**What you should do:** Copy all the entries word for word, but omit the pictures.

**Task data:**
____________

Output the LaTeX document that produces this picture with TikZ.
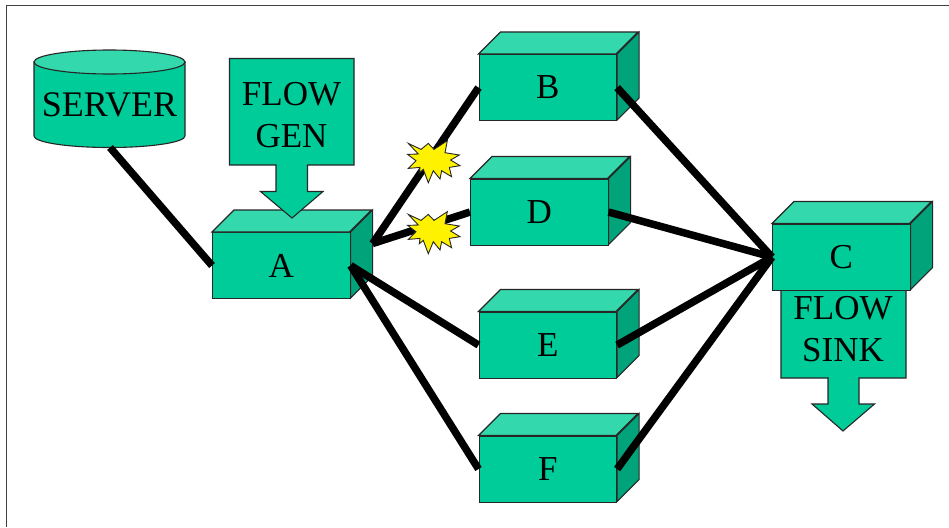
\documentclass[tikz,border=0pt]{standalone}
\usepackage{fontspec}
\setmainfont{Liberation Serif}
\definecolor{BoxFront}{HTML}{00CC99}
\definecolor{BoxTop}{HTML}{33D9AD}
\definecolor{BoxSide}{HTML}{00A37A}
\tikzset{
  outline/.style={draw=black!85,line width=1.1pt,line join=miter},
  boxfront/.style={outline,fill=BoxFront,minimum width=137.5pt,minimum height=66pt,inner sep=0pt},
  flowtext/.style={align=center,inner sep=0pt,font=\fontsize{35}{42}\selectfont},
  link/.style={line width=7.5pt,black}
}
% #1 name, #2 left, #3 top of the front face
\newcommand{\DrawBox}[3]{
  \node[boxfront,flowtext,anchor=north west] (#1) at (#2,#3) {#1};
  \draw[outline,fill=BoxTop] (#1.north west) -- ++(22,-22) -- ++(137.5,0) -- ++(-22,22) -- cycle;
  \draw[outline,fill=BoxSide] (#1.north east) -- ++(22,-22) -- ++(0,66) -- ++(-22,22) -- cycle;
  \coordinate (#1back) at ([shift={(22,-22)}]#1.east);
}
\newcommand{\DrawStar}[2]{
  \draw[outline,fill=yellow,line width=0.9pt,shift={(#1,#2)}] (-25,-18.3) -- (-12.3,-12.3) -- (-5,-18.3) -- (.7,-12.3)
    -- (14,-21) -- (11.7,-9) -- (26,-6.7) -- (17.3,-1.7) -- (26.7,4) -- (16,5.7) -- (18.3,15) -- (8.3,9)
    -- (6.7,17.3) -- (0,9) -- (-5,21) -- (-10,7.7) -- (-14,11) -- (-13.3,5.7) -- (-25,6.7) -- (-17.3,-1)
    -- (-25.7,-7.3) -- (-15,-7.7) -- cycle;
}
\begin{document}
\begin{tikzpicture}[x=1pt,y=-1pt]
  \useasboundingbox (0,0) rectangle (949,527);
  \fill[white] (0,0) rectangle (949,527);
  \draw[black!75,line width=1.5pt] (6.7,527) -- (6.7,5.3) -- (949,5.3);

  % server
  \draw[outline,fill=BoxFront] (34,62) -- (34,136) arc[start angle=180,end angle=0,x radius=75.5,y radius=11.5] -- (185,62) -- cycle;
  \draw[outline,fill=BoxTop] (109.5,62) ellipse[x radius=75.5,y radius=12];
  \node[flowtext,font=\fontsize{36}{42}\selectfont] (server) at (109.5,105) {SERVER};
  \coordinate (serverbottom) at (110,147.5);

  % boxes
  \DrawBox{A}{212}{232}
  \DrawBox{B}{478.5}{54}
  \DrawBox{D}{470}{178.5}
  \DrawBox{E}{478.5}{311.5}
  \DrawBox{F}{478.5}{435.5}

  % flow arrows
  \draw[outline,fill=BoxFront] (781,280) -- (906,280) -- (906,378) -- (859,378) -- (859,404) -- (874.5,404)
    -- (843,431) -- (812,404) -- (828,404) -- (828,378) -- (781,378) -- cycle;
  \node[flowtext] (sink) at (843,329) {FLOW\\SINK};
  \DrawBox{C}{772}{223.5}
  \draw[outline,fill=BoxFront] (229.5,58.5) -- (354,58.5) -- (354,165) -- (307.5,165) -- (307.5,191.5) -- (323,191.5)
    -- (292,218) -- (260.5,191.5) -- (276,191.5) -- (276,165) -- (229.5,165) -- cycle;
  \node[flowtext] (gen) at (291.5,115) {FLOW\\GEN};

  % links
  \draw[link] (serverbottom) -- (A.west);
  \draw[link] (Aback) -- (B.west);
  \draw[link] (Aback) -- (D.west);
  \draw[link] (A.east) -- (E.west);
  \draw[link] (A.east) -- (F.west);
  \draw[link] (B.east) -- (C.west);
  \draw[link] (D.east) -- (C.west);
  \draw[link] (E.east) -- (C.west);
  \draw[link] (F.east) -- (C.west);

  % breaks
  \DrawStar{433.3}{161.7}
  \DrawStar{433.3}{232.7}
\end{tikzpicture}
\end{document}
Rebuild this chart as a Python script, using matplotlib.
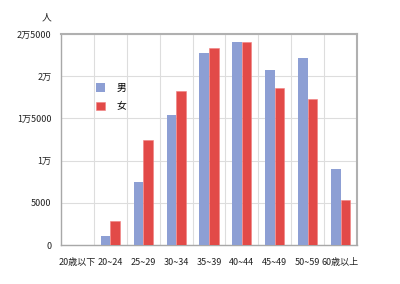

____________

**Right answer:**
Output the LaTeX document that produces this picture with TikZ.
\documentclass[tikz,border=0pt]{standalone}
\usepackage{fontspec}
\setmainfont{Liberation Serif}
\definecolor{BoxFront}{HTML}{00CC99}
\definecolor{BoxTop}{HTML}{33D9AD}
\definecolor{BoxSide}{HTML}{00A37A}
\tikzset{
  outline/.style={draw=black!85,line width=1.1pt,line join=miter},
  boxfront/.style={outline,fill=BoxFront,minimum width=137.5pt,minimum height=66pt,inner sep=0pt},
  flowtext/.style={align=center,inner sep=0pt,font=\fontsize{35}{42}\selectfont},
  link/.style={line width=7.5pt,black}
}
% #1 name, #2 left, #3 top of the front face
\newcommand{\DrawBox}[3]{
  \node[boxfront,flowtext,anchor=north west] (#1) at (#2,#3) {#1};
  \draw[outline,fill=BoxTop] (#1.north west) -- ++(22,-22) -- ++(137.5,0) -- ++(-22,22) -- cycle;
  \draw[outline,fill=BoxSide] (#1.north east) -- ++(22,-22) -- ++(0,66) -- ++(-22,22) -- cycle;
  \coordinate (#1back) at ([shift={(22,-22)}]#1.east);
}
\newcommand{\DrawStar}[2]{
  \draw[outline,fill=yellow,line width=0.9pt,shift={(#1,#2)}] (-25,-18.3) -- (-12.3,-12.3) -- (-5,-18.3) -- (.7,-12.3)
    -- (14,-21) -- (11.7,-9) -- (26,-6.7) -- (17.3,-1.7) -- (26.7,4) -- (16,5.7) -- (18.3,15) -- (8.3,9)
    -- (6.7,17.3) -- (0,9) -- (-5,21) -- (-10,7.7) -- (-14,11) -- (-13.3,5.7) -- (-25,6.7) -- (-17.3,-1)
    -- (-25.7,-7.3) -- (-15,-7.7) -- cycle;
}
\begin{document}
\begin{tikzpicture}[x=1pt,y=-1pt]
  \useasboundingbox (0,0) rectangle (949,527);
  \fill[white] (0,0) rectangle (949,527);
  \draw[black!75,line width=1.5pt] (6.7,527) -- (6.7,5.3) -- (949,5.3);

  % server
  \draw[outline,fill=BoxFront] (34,62) -- (34,136) arc[start angle=180,end angle=0,x radius=75.5,y radius=11.5] -- (185,62) -- cycle;
  \draw[outline,fill=BoxTop] (109.5,62) ellipse[x radius=75.5,y radius=12];
  \node[flowtext,font=\fontsize{36}{42}\selectfont] (server) at (109.5,105) {SERVER};
  \coordinate (serverbottom) at (110,147.5);

  % boxes
  \DrawBox{A}{212}{232}
  \DrawBox{B}{478.5}{54}
  \DrawBox{D}{470}{178.5}
  \DrawBox{E}{478.5}{311.5}
  \DrawBox{F}{478.5}{435.5}

  % flow arrows
  \draw[outline,fill=BoxFront] (781,280) -- (906,280) -- (906,378) -- (859,378) -- (859,404) -- (874.5,404)
    -- (843,431) -- (812,404) -- (828,404) -- (828,378) -- (781,378) -- cycle;
  \node[flowtext] (sink) at (843,329) {FLOW\\SINK};
  \DrawBox{C}{772}{223.5}
  \draw[outline,fill=BoxFront] (229.5,58.5) -- (354,58.5) -- (354,165) -- (307.5,165) -- (307.5,191.5) -- (323,191.5)
    -- (292,218) -- (260.5,191.5) -- (276,191.5) -- (276,165) -- (229.5,165) -- cycle;
  \node[flowtext] (gen) at (291.5,115) {FLOW\\GEN};

  % links
  \draw[link] (serverbottom) -- (A.west);
  \draw[link] (Aback) -- (B.west);
  \draw[link] (Aback) -- (D.west);
  \draw[link] (A.east) -- (E.west);
  \draw[link] (A.east) -- (F.west);
  \draw[link] (B.east) -- (C.west);
  \draw[link] (D.east) -- (C.west);
  \draw[link] (E.east) -- (C.west);
  \draw[link] (F.east) -- (C.west);

  % breaks
  \DrawStar{433.3}{161.7}
  \DrawStar{433.3}{232.7}
\end{tikzpicture}
\end{document}
Rebuild this chart as a Python script, using matplotlib.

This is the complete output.